Journalistes et citoyens ont vite compris leur erreur: avec ses «il y a une déviation de 2,1 sigma à 126 GeV» et autres «Atlas indique un signal du Higgs à 100 GeV dans le canal gamma-gamma», le grand raout autour de l’inévitable «particule de Dieu» s’est avéré aussi incompréhensible qu’un service religieux conduit en latin.

«Jamais encore le journalisme scientifique n’a vu si peu de journalistes capables de comprendre ce que tente de leur expliquer un si grand nombre de physiciens», commentait un bloggeur.

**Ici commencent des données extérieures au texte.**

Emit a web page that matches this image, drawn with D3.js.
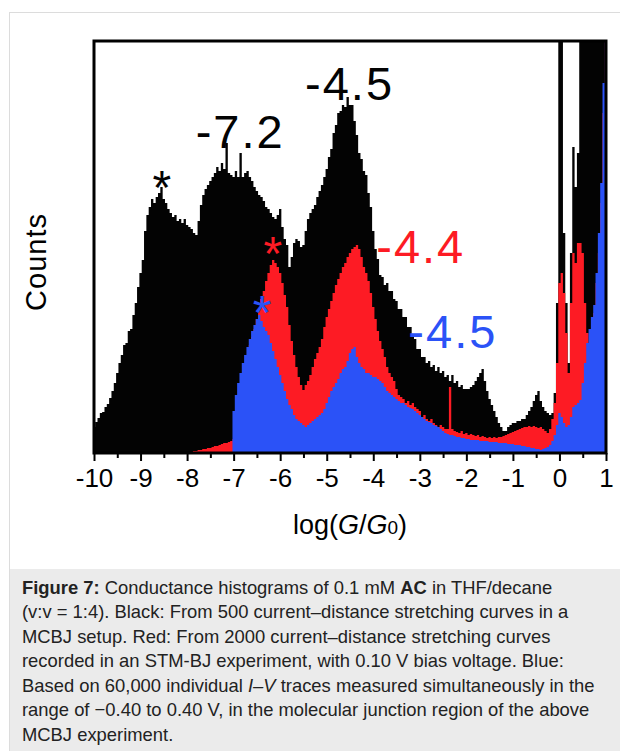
<!DOCTYPE html>
<html><head><meta charset="utf-8">
<script src="https://cdn.jsdelivr.net/npm/d3@7"></script>
<style>
html,body{margin:0;padding:0;background:#fff;}
svg{display:block;font-family:"Liberation Sans",Arial,sans-serif;}
</style></head>
<body>
<svg id="c" width="620" height="751"></svg>
<script>
// bins of log(G/G0), starting at -10, step 0.05 (221 bins up to 1.0)
const binStart = -10, binStep = 0.05;

// Black: MCBJ, 500 curves
const blackCounts = [
  26,31,35,40,41,46,49,55,62,70,80,90,98,108,110,122,124,138,150,166,
  180,193,222,238,246,254,250,256,260,266,254,250,244,240,236,238,232,234,230,234,
  228,226,224,220,218,232,248,258,264,268,272,276,280,286,282,290,284,310,280,278,
  276,282,276,300,276,280,282,276,272,266,262,258,256,252,246,244,240,236,234,238,
  244,226,214,208,186,196,210,214,212,206,208,222,234,240,244,248,256,262,268,276,
  284,296,304,320,328,340,342,348,346,356,348,348,332,318,300,294,282,278,260,246,
  222,204,194,178,176,168,170,162,162,154,152,144,144,136,136,126,126,116,114,104,
  104,96,96,90,92,86,88,82,86,80,82,76,78,72,78,70,72,66,68,64,
  64,64,66,68,72,76,80,84,72,62,54,48,42,36,30,26,22,22,26,28,
  30,30,32,32,34,34,38,42,46,52,58,62,52,46,42,40,38,40,60,150,
  412,412,220,150,90,200,306,266,300,412,412,412,412,412,412,412,412,412,412,412,
  412
];

// Red: STM-BJ, 2000 curves
const redCounts = [
  0,0,0,0,0,0,0,0,0,0,0,0,0,0,0,0,0,0,0,0,
  0,0,0,0,0,0,0,0,0,0,0,0,0,0,0,0,0,0,0,0,
  0,1,1,2,2,3,3,4,4,5,5,6,7,7,8,9,10,10,11,12,
  14,30,48,62,76,88,98,108,116,124,134,144,154,162,172,180,188,193,190,186,
  180,170,158,146,128,112,98,86,76,68,63,68,72,78,86,94,100,106,114,126,
  136,144,152,160,168,174,180,186,190,196,200,204,206,208,204,196,186,180,172,160,
  146,134,122,112,104,96,86,80,76,72,64,58,56,54,50,52,48,50,46,44,
  42,36,38,34,32,34,30,28,26,28,26,24,24,66,24,22,21,20,22,19,
  20,18,19,18,17,18,16,17,16,15,16,15,16,15,16,16,17,18,19,20,
  21,22,23,24,25,26,26,27,26,27,26,25,26,24,22,20,24,34,50,90,
  170,180,160,120,80,150,200,190,210,210,200,150,120,110,120,140,170,200,250,340,
  412
];

// Blue: 60,000 I-V traces
const blueCounts = [
  0,0,0,0,0,0,0,0,0,0,0,0,0,0,0,0,0,0,0,0,
  0,0,0,0,0,0,0,0,0,0,0,0,0,0,0,0,0,0,0,0,
  0,0,0,0,0,0,0,0,0,0,0,0,0,0,0,0,0,0,0,0,
  42,58,70,80,90,98,106,114,122,128,134,138,132,126,122,118,110,102,94,86,
  78,70,62,54,48,44,38,34,32,30,28,26,28,30,32,34,36,38,40,44,
  50,56,62,66,70,74,80,84,86,92,100,104,106,96,90,86,84,80,80,78,
  76,76,74,72,70,66,62,60,58,56,54,52,50,50,48,46,45,44,42,40,
  38,36,34,32,31,30,28,27,26,24,22,20,19,18,18,17,16,16,15,15,
  14,14,13,13,13,13,12,12,12,12,11,11,11,11,10,10,10,10,9,9,
  9,8,8,8,7,7,6,6,5,5,4,4,3,4,5,6,8,12,18,28,
  40,36,30,26,28,36,46,48,50,53,70,90,110,124,136,148,180,220,270,370,
  412
];

const majorTicks = [-10,-9,-8,-7,-6,-5,-4,-3,-2,-1,0,1];
const tickLabels = ["-10","-9","-8","-7","-6","-5","-4","-3","-2","-1","0","1"];
const minorTicks = [-9.5,-8.5,-7.5,-6.5,-5.5,-4.5,-3.5,-2.5,-1.5,-0.5,0.5];

const peakTexts = ["-7.2","-4.5","-4.4","-4.5"];
const peakX = [-6.86,-4.51,-2.98,-2.29];
const peakY = [305,353,190,105];
const peakSeries = ["black","black","red","blue"];

const starX = [-8.54,-6.16,-6.39];
const starY = [276,210,151];
const starSeries = ["black","red","blue"];

const captionLines = [
  [["Figure 7:","b"],[" Conductance histograms of 0.1 mM ",""],["AC","b"],[" in THF/decane",""]],
  [["(v:v = 1:4). Black: From 500 current\u2013distance stretching curves in a",""]],
  [["MCBJ setup. Red: From 2000 current\u2013distance stretching curves",""]],
  [["recorded in an STM-BJ experiment, with 0.10 V bias voltage. Blue:",""]],
  [["Based on 60,000 individual ",""],["I\u2013V","i"],[" traces measured simultaneously in the",""]],
  [["range of \u22120.40 to 0.40 V, in the molecular junction region of the above",""]],
  [["MCBJ experiment.",""]]
];

const colors = {black:"#030303", red:"#fd1b24", blue:"#2b52f7"};

const svg = d3.select("#c");
const L = 94, R = 606, T = 41, B = 453;
const x = d3.scaleLinear().domain([-10, 1]).range([L, R]);
const y = d3.scaleLinear().domain([0, 412]).range([B, T]);

// outer border and caption box
svg.append("rect").attr("x",9.5).attr("y",12.5).attr("width",700).attr("height",800)
  .attr("fill","none").attr("stroke","#dcdcdc").attr("stroke-width",1);
svg.append("rect").attr("x",10).attr("y",569).attr("width",610).attr("height",182).attr("fill","#ebebeb");

svg.append("defs").append("clipPath").attr("id","pc")
  .append("rect").attr("x",L).attr("y",T).attr("width",R-L).attr("height",B-T);

const g = svg.append("g").attr("clip-path","url(#pc)");
function mk(arr){ return arr.map((v,i)=>({x: binStart + i*binStep, v})); }
const area = d3.area().x(d=>x(d.x)).y0(y(0)).y1(d=>y(d.v)).curve(d3.curveStep);
[["black",blackCounts],["red",redCounts],["blue",blueCounts]].forEach(([k,arr])=>{
  g.append("path").datum(mk(arr)).attr("d",area).attr("fill",colors[k]);
});

// frame
svg.append("rect").attr("x",L).attr("y",T).attr("width",R-L).attr("height",B-T)
  .attr("fill","none").attr("stroke","#000").attr("stroke-width",3);

// axes
const ax = svg.append("g").attr("transform",`translate(0,${B})`)
  .call(d3.axisBottom(x).tickValues(majorTicks).tickSize(8).tickPadding(8)
    .tickFormat((d,i)=>tickLabels[i]));
ax.select(".domain").remove();
ax.selectAll(".tick line").attr("stroke","#000").attr("stroke-width",2);
ax.selectAll(".tick text").attr("font-size",26).attr("fill","#000")
  .attr("font-family",'"Liberation Sans",Arial,sans-serif');
const axm = svg.append("g").attr("transform",`translate(0,${B})`)
  .call(d3.axisBottom(x).tickValues(minorTicks).tickSize(5).tickFormat(""));
axm.select(".domain").remove();
axm.selectAll(".tick line").attr("stroke","#000").attr("stroke-width",2);

// axis titles
const xt = svg.append("text").attr("x",(L+R)/2).attr("y",534).attr("text-anchor","middle")
  .attr("font-size",27).attr("fill","#000");
xt.append("tspan").text("log(");
xt.append("tspan").attr("font-style","italic").text("G");
xt.append("tspan").text("/");
xt.append("tspan").attr("font-style","italic").text("G");
xt.append("tspan").attr("font-size",19).text("0");
xt.append("tspan").text(")");

svg.append("text").attr("transform","translate(36,262) rotate(-90)")
  .attr("text-anchor","middle").attr("dominant-baseline","central")
  .attr("font-size",29).attr("letter-spacing",1).attr("fill","#000").text("Counts");

// peak labels
peakTexts.forEach((t,i)=>{
  svg.append("text").attr("x",x(peakX[i])).attr("y",y(peakY[i]))
    .attr("text-anchor","middle").attr("font-size",47).attr("letter-spacing",2)
    .attr("fill",colors[peakSeries[i]]).text(t);
});
// stars
starX.forEach((sx,i)=>{
  svg.append("text").attr("x",x(sx)).attr("y",y(starY[i])+27)
    .attr("text-anchor","middle").attr("font-size",48)
    .attr("fill",colors[starSeries[i]]).text("*");
});

// caption
captionLines.forEach((line,i)=>{
  const t = svg.append("text").attr("x",22).attr("y",593.5+i*24.5)
    .attr("font-size",18.4).attr("fill","#222");
  line.forEach(([s,st])=>{
    const sp = t.append("tspan").text(s);
    if(st==="b") sp.attr("font-weight","bold");
    if(st==="i") sp.attr("font-style","italic");
  });
});
</script>
</body></html>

Impatientes, les ouailles ont dû se contenter d’un message tout en nuances de la part des grands prêtres de la matière: les données du Cern indiquent certes la possibilité de l’existence de la particule, mais hélas ne suffisent pour trancher. Une histoire de sigmas. Merci donc pour votre visite – et revenez l’année prochaine pour entendre, enfin, la Bonne Nouvelle.

Le Higgs et le Graal

Cet engouement populaire laisse songeur. Après tout, le rôle de cette particule élémentaire dans le fonctionnement de l’univers échappe à 99,9999999% de la planète. Mais c’est oublier un peu vite que le Higgs est devenu entretemps une star emblématique de la physique contemporaine qui semble, bizarrement, concerner tout le monde. Une quête du Graal moderne, universelle et essentielle.

L’observation du Higgs serait «la plus grande question de notre temps» affirmait Rob Enderle — non pas représentant du Cern, mais simple consultant financier en technologie.

Les physiciens ne combattent guère cette surenchère, tout heureux de pouvoir s’appuyer sur des slogans emphatiques pour tenter de convaincre population et gouvernements que, oui, trouver le Higgs vaut bien cinq milliards (ou même dix tant qu’on y est, on a eu un peu dépassé le budget).

C’est d’ailleurs une personnalité respectée de la physique des particules, Leon Lederman, qui avait lancé dans un livre l’expression «particule de Dieu». On se demande s’il regrette sa formulation hyperbolique, désormais reprise systématiquement par des journalistes en mal de superlatifs et reconnaissants.

Plus facile de vendre un article grâce à une référence voilée au Très Puissant que de tenter d’expliquer patiemment les modèles abscons développés par les physiciens pour expliquer l’infiniment petit. La réalité, malheureusement, s’avère plus complexe qu’une colonne de journal.

Les nerds avaient déjà démontré leurs supériorité en affaire (Gates, Brin, Page et autres Zuckerberg) et en politique (Merkel) tout comme leur inquiétant pouvoir dans la finance (crise des subprimes). Désormais, l’enthousiasme manifesté par la grand public pour un séminaire hermétique célèbre leur triomphe absolu.

Les physiciens du Cern – sans conteste les plus hauts placés dans le panthéon des nerds – ont aujourd’hui accompli l’inimaginable. Ils ont réussi à intéresser les gens normaux non seulement à leurs grands joujoux technologiques (il s’agit, on le saura, de la plus grande expérience scientifique de tous les temps) mais également au plus cryptique des concepts scientifiques.

Le Higgs est devenu une icône. Le Higgs est devenu pop. Le Higgs est devenu people.